Max Roach
Biography Max Roach
Max Roach
is a renowned American percussionist and composer. He was born in the year of 1925 in New Land, North Carolina, but he began his extensive career at the age of ten when he began playing drums in Brooklyn, New York for gospel music groups. These gospel groups proved to contribute the most significant influence to his musical style. He also studied at the Manhattan School of Music.
At Monroe's Uptown House, a nightclub in Harlem, New York, Max Roach began working with a group of American jazz musicians (including pianist Thelonius Monk and alto saxophonist Charlie Parker) in 1942. These talented musicians were experimenting with a musical style that was to become known as bebop jazz, or bop. At the time, drummer Kenny Clarke was introducing stylistic innovations and was performing with many of the top bebop musicians. These innovations included utilizing the cymbals rather than the bass drum for the primary rhythmic pulse of the music. Roach was the first to fully realize the potential of these innovations and quickly developed his own style to become the leading drummer of the bop movement (early 1940s to mid-1950s). He played and recorded with most of the major jazz musicians of the period, including American tenor saxophonist Coleman Hawkins and American trumpeter Dizzy Gillespie. From 1947 to 1949 he was a member of Charlie Parker's historic bebop quintet. From 1954 to 1956 Roach led a jazz quintet with American trumpeter Clifford Brown. Through such albums as Study in Brown (1955) and At Basin Street (1956), the Brown/Roach Quintet came to exemplify the aggressive style of jazz known as hard bop.
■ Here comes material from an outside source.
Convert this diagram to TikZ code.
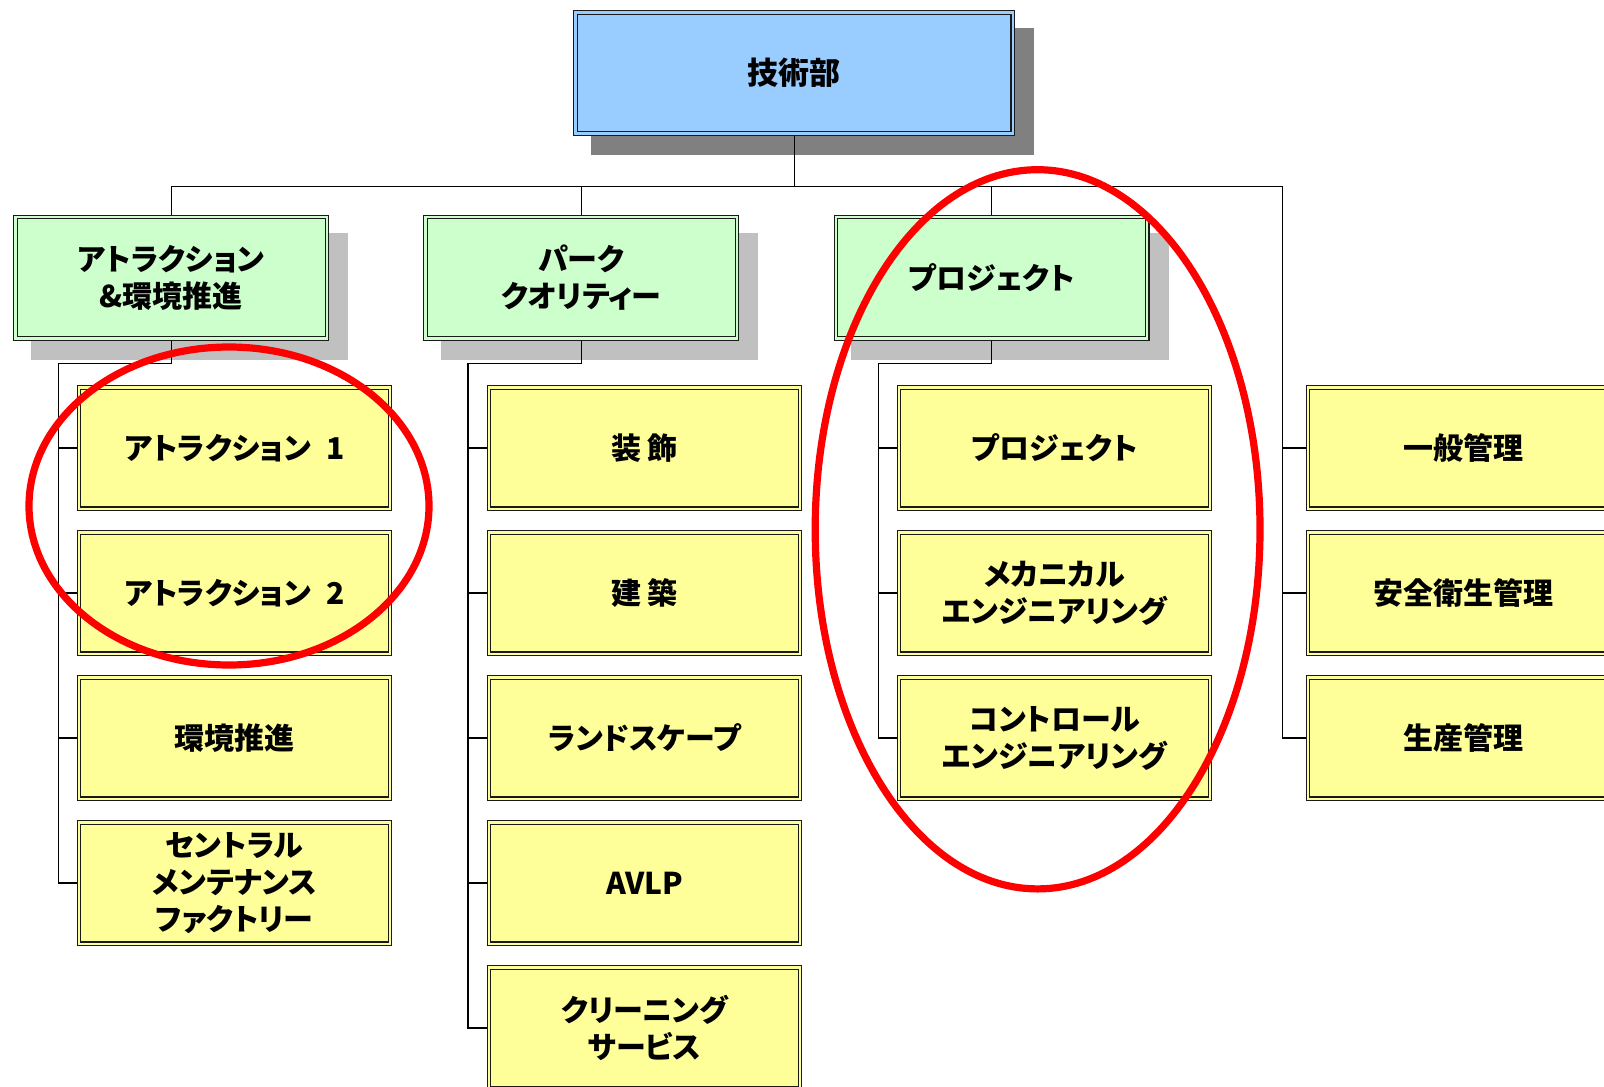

Throughout the 1960s, the struggle for black racial equality rose to the forefront of societal awareness and Roach recorded a number of albums centering on these issues, including the album We Insist! Freedom Now Suite (1960). He also focused on the black-American cultural arts movement. In 1970 he formed M' Boom Re: Percussion, a ten-member ensemble representing diverse percussion traditions from around the world. In addition to ensemble work, Roach has been a frequent solo percussion performer and has composed music for Broadway musicals, motion pictures, television, and symphony orchestras. He then went on to join the music faculty at the University of Massachusetts at Amherst in 1972.